If the Commission were to promulgate the proposed amendment revising how the enhancements at the illegal reentry guideline work, should the Commission delete the departure based on time served in state custody? If not, how should the new enhancements at § 2L1.2 interact with the departure provision? For example, should the Commission limit the applicability of the departure provision?

6. The Commission recently promulgated an amendment that amends the definition of “crime of violence” in subsection (a) of § 4B1.2 (Definitions of Terms Used in Section 4B1.1), effective August 1, 2016 (to be published in a forthcoming edition of the Federal Register). The changes made by that amendment include revising the list of enumerated offenses and adding definitions for the enumerated offenses of extortion and a forcible sex offense. Finally, the amendment includes a downward departure provision in § 4B1.1 for cases in which the defendant's prior “crime of violence” or “controlled substance offense” is based on an offense that was classified by the laws of the state as a misdemeanor.

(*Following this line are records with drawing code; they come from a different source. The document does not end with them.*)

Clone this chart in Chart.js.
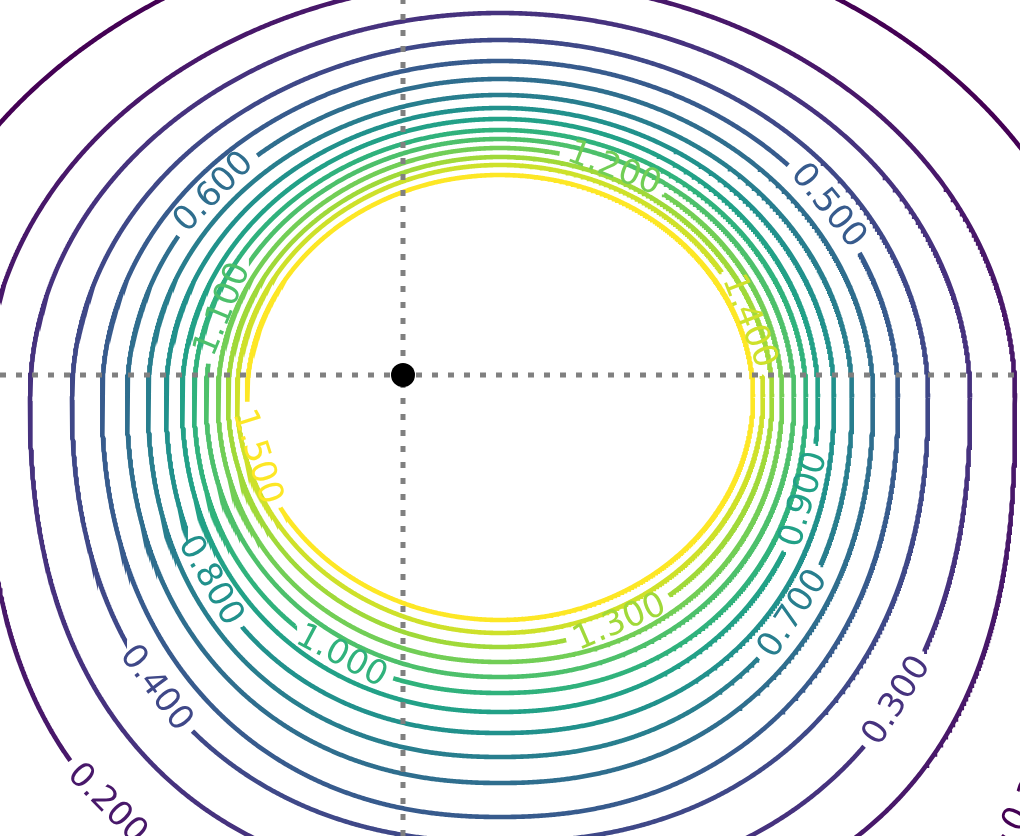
<!DOCTYPE html>
<html><head><meta charset="utf-8">
<script src="https://cdn.jsdelivr.net/npm/chart.js@4.4.1/dist/chart.umd.min.js"></script>
<style>html,body{margin:0;padding:0;background:#fff}#wrap{width:1020px;height:836px;position:relative}</style>
</head><body><div id="wrap"><canvas id="c"></canvas></div>
<script>
// ---- data (1 unit = 100 px; origin at the marked point) ----
const xRange = [-4.03, 6.17];
const yRange = [-4.61, 3.75];
const levels    = [0.1,0.2,0.3,0.4,0.5,0.6,0.7,0.8,0.9,1.0,1.1,1.2,1.3,1.4,1.5];
const levelText = ['0.100','0.200','0.300','0.400','0.500','0.600','0.700','0.800','0.900','1.000','1.100','1.200','1.300','1.400','1.500'];
// contour shape: centre, half-width, height above / below centre, squareness
const centerX   = [0.97,0.97,0.97,0.97,0.97,0.97,0.97,0.97,0.97,0.97,0.97,0.97,0.97,0.97,0.97];
const centerY   = [-0.22,-0.22,-0.22,-0.22,-0.22,-0.22,-0.22,-0.22,-0.22,-0.22,-0.22,-0.22,-0.22,-0.22,-0.22];
const halfWidth = [6.10,5.15,4.70,4.28,3.98,3.73,3.52,3.34,3.18,3.06,2.94,2.82,2.72,2.63,2.53];
const topHeight = [4.78,4.17,3.84,3.57,3.36,3.18,3.02,2.89,2.78,2.67,2.58,2.49,2.40,2.32,2.22];
const bottomHeight = [6.30,5.30,4.90,4.45,4.20,3.86,3.60,3.36,3.15,2.96,2.80,2.65,2.50,2.36,2.23];
const topPower  = [2.0,2.0,2.0,2.0,2.0,2.0,2.0,2.0,2.0,2.0,2.0,2.0,2.0,2.0,2.0];
const bottomPower = [2.6,2.6,2.35,2.25,2.2,2.2,2.2,2.2,2.15,2.15,2.1,2.1,2.05,2.0,2.0];
// label positions, as polar angle (deg) around the contour centre
const labelAngles = [[-36],[226],[-37.4],[220.2],[30.2],[144.5],[-36.5],[212.4],[-18.6],[238.5],[162.4],[63.5],[-62],[16.9],[193.9]];
const levelColors = ['#440154','#48186a','#46327e','#3f4888','#375b8d','#2f6e8e','#287e8e','#21918c','#22a187','#30b27c','#4dc06b','#72ce56','#a0d939','#cee12a','#fde725'];
const markerX = [0], markerY = [0];

const PX = 100; // px per unit
const FONT = '34px "DejaVu Sans"';
const mctx = document.createElement('canvas').getContext('2d');
mctx.font = FONT;
const N = 1800;

function spow(v, e){ return Math.sign(v)*Math.pow(Math.abs(v), e); }
function contourPoint(i, t){
  const c = Math.cos(t), s = Math.sin(t);
  const up = s >= 0;
  const p = up ? topPower[i] : bottomPower[i];
  const ry = up ? topHeight[i] : bottomHeight[i];
  return {x: centerX[i] + halfWidth[i]*spow(c, 2/p), y: centerY[i] + ry*spow(s, 2/p)};
}
const curves = levels.map((lv,i)=>{ const a=[]; for(let k=0;k<=N;k++) a.push(contourPoint(i, 2*Math.PI*k/N)); return a; });

const labels = [];
levels.forEach((lv,i)=>labelAngles[i].forEach(deg=>{
  const pts = curves[i];
  let best = 0, bd = 1e9;
  const target = deg*Math.PI/180;
  for (let k=0;k<N;k++){
    const a = Math.atan2(pts[k].y-centerY[i], pts[k].x-centerX[i]);
    let d = Math.abs(Math.atan2(Math.sin(a-target), Math.cos(a-target)));
    if (d < bd){ bd = d; best = k; }
  }
  const p0 = pts[(best-3+N)%N], p1 = pts[(best+3)%N];
  let rot = Math.atan2(-(p1.y-p0.y), p1.x-p0.x);
  if (rot > Math.PI/2) rot -= Math.PI;
  if (rot < -Math.PI/2) rot += Math.PI;
  labels.push({x: pts[best].x, y: pts[best].y, rot, text: levelText[i], color: levelColors[i], lvl: i});
}));

const datasets = [];
levels.forEach((lv,i)=>{
  const myLabels = labels.filter(l=>l.lvl===i);
  const pts = curves[i].map(p=>{
    for (const l of myLabels){
      const w = mctx.measureText(l.text).width/2 + 7;
      if (Math.hypot((p.x-l.x)*PX, (p.y-l.y)*PX) < w) return {x:p.x, y:null};
    }
    return p;
  });
  datasets.push({data: pts, borderColor: levelColors[i], borderWidth: 4.6, pointRadius: 0, showLine: true, spanGaps: false, tension: 0, borderCapStyle: 'butt', order: 5});
});
datasets.push({data: [{x:xRange[0],y:markerY[0]},{x:xRange[1],y:markerY[0]}], borderColor:'#808080', borderWidth:5, borderDash:[6,10], pointRadius:0, showLine:true, order:2});
datasets.push({data: [{x:markerX[0],y:yRange[0]},{x:markerX[0],y:yRange[1]}], borderColor:'#808080', borderWidth:5, borderDash:[6,10], pointRadius:0, showLine:true, order:2});
datasets.push({data: markerX.map((x,k)=>({x, y:markerY[k]})), backgroundColor:'#000', borderColor:'#000', pointRadius:12, borderWidth:0, showLine:false, order:1});

const labelPlugin = {
  id:'clabels',
  afterDatasetsDraw(chart){
    const ctx = chart.ctx, xs = chart.scales.x, ys = chart.scales.y;
    ctx.save();
    ctx.font = FONT; ctx.textAlign='center'; ctx.textBaseline='middle';
    for (const l of labels){
      ctx.save();
      ctx.translate(xs.getPixelForValue(l.x), ys.getPixelForValue(l.y));
      ctx.rotate(l.rot);
      ctx.fillStyle = l.color;
      ctx.fillText(l.text, 0, 0);
      ctx.restore();
    }
    ctx.restore();
  }
};

new Chart(document.getElementById('c'), {
  type:'scatter',
  data:{datasets},
  options:{
    responsive:true, maintainAspectRatio:false, animation:false,
    layout:{padding:0, autoPadding:false},
    plugins:{legend:{display:false}, tooltip:{enabled:false}},
    scales:{
      x:{type:'linear', min:xRange[0], max:xRange[1], display:false},
      y:{type:'linear', min:yRange[0], max:yRange[1], display:false}
    }
  },
  plugins:[labelPlugin]
});
</script></body></html>
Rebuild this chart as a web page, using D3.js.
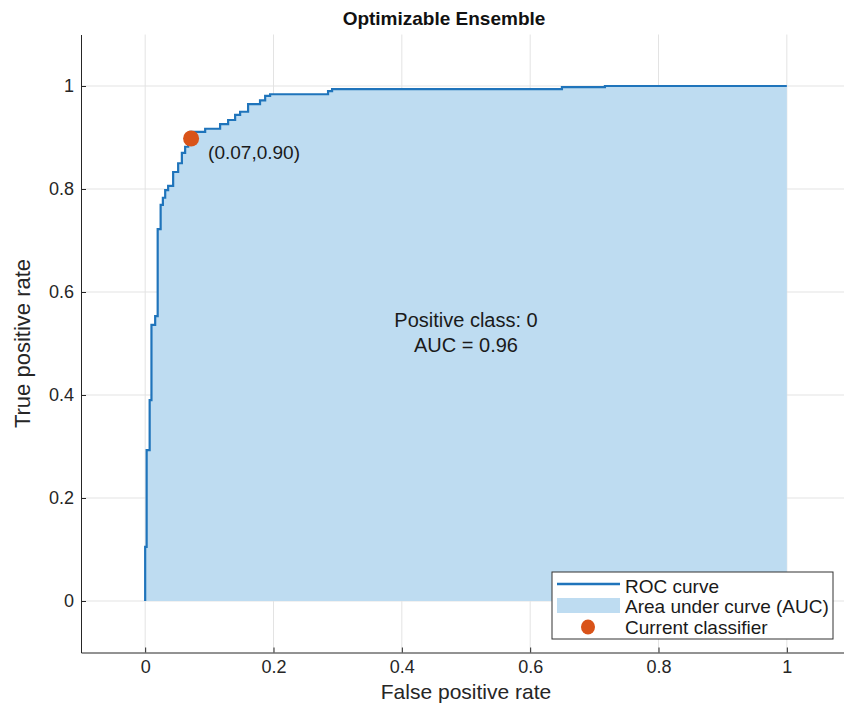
<!DOCTYPE html>
<html>
<head>
<meta charset="utf-8">
<script src="https://cdn.jsdelivr.net/npm/d3@7"></script>
<style>
  body { margin: 0; background: #fff; }
  #svg-container1 { width: 844px; height: 706px; }
  text { font-family: "Liberation Sans", Arial, Helvetica, sans-serif; }
</style>
</head>
<body>
<div id="svg-container1"></div>
<script>
// ROC curve vertices (top of each vertical run)
const fpr = [0, 0, 0.0023, 0.007, 0.0098, 0.0156, 0.0195, 0.0241, 0.0276, 0.0312, 0.0358,
    0.0436, 0.0514, 0.0572, 0.0623, 0.067, 0.0701, 0.0935, 0.1168, 0.1293, 0.1402,
    0.148, 0.1604, 0.179, 0.187, 0.1947, 0.285, 0.2913, 0.6495, 0.7165, 1];
const tpr = [0, 0.105, 0.293, 0.390, 0.536, 0.553, 0.722, 0.769, 0.783, 0.798, 0.806,
    0.833, 0.850, 0.870, 0.882, 0.899, 0.911, 0.917, 0.926, 0.934, 0.944,
    0.950, 0.965, 0.972, 0.981, 0.984, 0.990, 0.994, 0.998, 1.0, 1.0];

const currentClassifier = [0.07, 0.90];
const xTicks = [0, 0.2, 0.4, 0.6, 0.8, 1];
const yTicks = [0, 0.2, 0.4, 0.6, 0.8, 1];
const legendLabels = ["ROC curve", "Area under curve (AUC)", "Current classifier"];
const aucText = ["Positive class: 0", "AUC = 0.96"];

const data = fpr.map((f, i) => ({ fpr: f, tpr: tpr[i] }));

const width = 844;
const height = 706;
const marginTop = 34.5;
const marginBottom = 53.5;
const marginLeft = 81;
const plotRight = 851; // axes run a little past the picture edge

const x = d3.scaleLinear().domain([-0.1, 1.1]).range([marginLeft, plotRight]);
const y = d3.scaleLinear().domain([-0.1, 1.1]).range([height - marginBottom, marginTop]);

const svg = d3.select("#svg-container1")
    .append("svg")
    .attr("width", width)
    .attr("height", height)
    .attr("viewBox", `0 0 ${width} ${height}`);

svg.append("rect").attr("width", width).attr("height", height).attr("fill", "#fff");

// grid
svg.append("g")
    .selectAll("line")
    .data(xTicks)
    .enter()
    .append("line")
    .attr("x1", d => x(d)).attr("x2", d => x(d))
    .attr("y1", marginTop).attr("y2", height - marginBottom)
    .attr("stroke", "#e3e3e3");

svg.append("g")
    .selectAll("line")
    .data(yTicks)
    .enter()
    .append("line")
    .attr("x1", marginLeft).attr("x2", plotRight)
    .attr("y1", d => y(d)).attr("y2", d => y(d))
    .attr("stroke", "#e3e3e3");

// area under curve
const area = d3.area()
    .curve(d3.curveStepAfter)
    .x(d => x(d.fpr))
    .y0(y(0))
    .y1(d => y(d.tpr));

svg.append("path")
    .datum(data)
    .attr("fill", "#bedcf1")
    .attr("d", area);

// ROC line
const line = d3.line()
    .curve(d3.curveStepAfter)
    .x(d => x(d.fpr))
    .y(d => y(d.tpr));

svg.append("path")
    .datum(data)
    .attr("fill", "none")
    .attr("stroke", "#1f74bb")
    .attr("stroke-width", 2.2)
    .attr("d", line);

// axes
svg.append("g")
    .attr("transform", `translate(0,${height - marginBottom})`)
    .call(d3.axisBottom(x).tickValues(xTicks).tickFormat(d3.format("~g")).tickSizeInner(-5).tickSizeOuter(0).tickPadding(8))
    .call(g => g.select(".domain").attr("stroke", "#262626"))
    .call(g => g.selectAll(".tick line").attr("stroke", "#262626"))
    .selectAll(".tick text")
    .attr("fill", "#262626")
    .style("font-size", "18px");

svg.append("g")
    .attr("transform", `translate(${marginLeft},0)`)
    .call(d3.axisLeft(y).tickValues(yTicks).tickFormat(d3.format("~g")).tickSizeInner(-5).tickSizeOuter(0).tickPadding(7))
    .call(g => g.select(".domain").attr("stroke", "#262626"))
    .call(g => g.selectAll(".tick line").attr("stroke", "#262626"))
    .selectAll(".tick text")
    .attr("fill", "#262626")
    .style("font-size", "18px");

// current classifier
svg.append("ellipse")
    .attr("cx", x(currentClassifier[0]) + 1)
    .attr("cy", y(currentClassifier[1]) + 1)
    .attr("rx", 8).attr("ry", 8)
    .attr("fill", "#d95319");

svg.append("text")
    .attr("x", x(currentClassifier[0]) + 18)
    .attr("y", y(currentClassifier[1]) + 21)
    .style("font-size", "19px")
    .attr("fill", "#1a1a1a")
    .text(`(${currentClassifier[0].toFixed(2)},${currentClassifier[1].toFixed(2)})`);

// AUC annotation
svg.append("g")
    .selectAll("text")
    .data(aucText)
    .enter()
    .append("text")
    .attr("x", x(0.5))
    .attr("y", (d, i) => 327 + i * 25)
    .attr("text-anchor", "middle")
    .style("font-size", "20px")
    .attr("fill", "#1a1a1a")
    .text(d => d);

// title and labels
svg.append("text")
    .attr("x", 444)
    .attr("y", 25)
    .attr("text-anchor", "middle")
    .style("font-size", "19px")
    .style("font-weight", "bold")
    .attr("fill", "#111")
    .text("Optimizable Ensemble");

svg.append("text")
    .attr("x", x(0.5))
    .attr("y", 699)
    .attr("text-anchor", "middle")
    .style("font-size", "21px")
    .attr("fill", "#262626")
    .text("False positive rate");

svg.append("text")
    .attr("transform", `translate(30,${(marginTop + height - marginBottom) / 2}) rotate(-90)`)
    .attr("text-anchor", "middle")
    .style("font-size", "22px")
    .attr("fill", "#262626")
    .text("True positive rate");

// legend
const legend = svg.append("g").attr("transform", "translate(552,572)");
legend.append("rect")
    .attr("width", 281).attr("height", 67)
    .attr("fill", "#fff")
    .attr("stroke", "#333");

legend.append("line")
    .attr("x1", 5).attr("x2", 68).attr("y1", 12).attr("y2", 12)
    .attr("stroke", "#1f74bb").attr("stroke-width", 2.5);
legend.append("rect")
    .attr("x", 5).attr("y", 26).attr("width", 63).attr("height", 15)
    .attr("fill", "#bedcf1");
legend.append("ellipse")
    .attr("cx", 36).attr("cy", 55).attr("rx", 7).attr("ry", 7.5)
    .attr("fill", "#d95319");

legend.selectAll(".legend-label")
    .data(legendLabels)
    .enter()
    .append("text")
    .attr("class", "legend-label")
    .attr("x", 73)
    .attr("y", (d, i) => 14 + i * 20.5)
    .attr("dy", "0.35em")
    .style("font-size", "19px")
    .attr("fill", "#1a1a1a")
    .text(d => d);
</script>
</body>
</html>
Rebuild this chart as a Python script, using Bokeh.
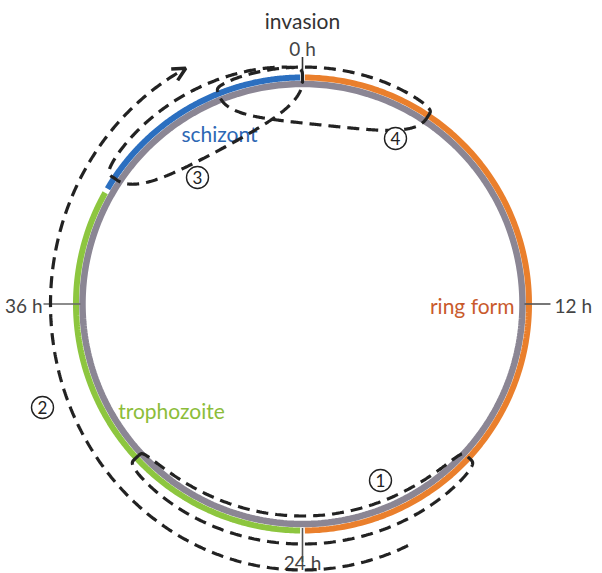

The proposed amendment would eliminate the use of the term “crime of violence” in § 2L1.2. In the event that the Commission does not promulgate the proposed amendment, and retains the term “crime of violence” in § 2L1.2, should the Commission incorporate all or part of the definition of “crime of violence” provided in the recently amended § 4B1.2 into § 2L1.2? If the Commission were to conform § 2L1.2 to the new definition in § 4B1.2(a), are there any particular offenses that would no longer qualify as a “crime of violence” but that nonetheless should receive an enhancement under subsection (b)(1) (e.g., statutory rape or burglary of a dwelling)?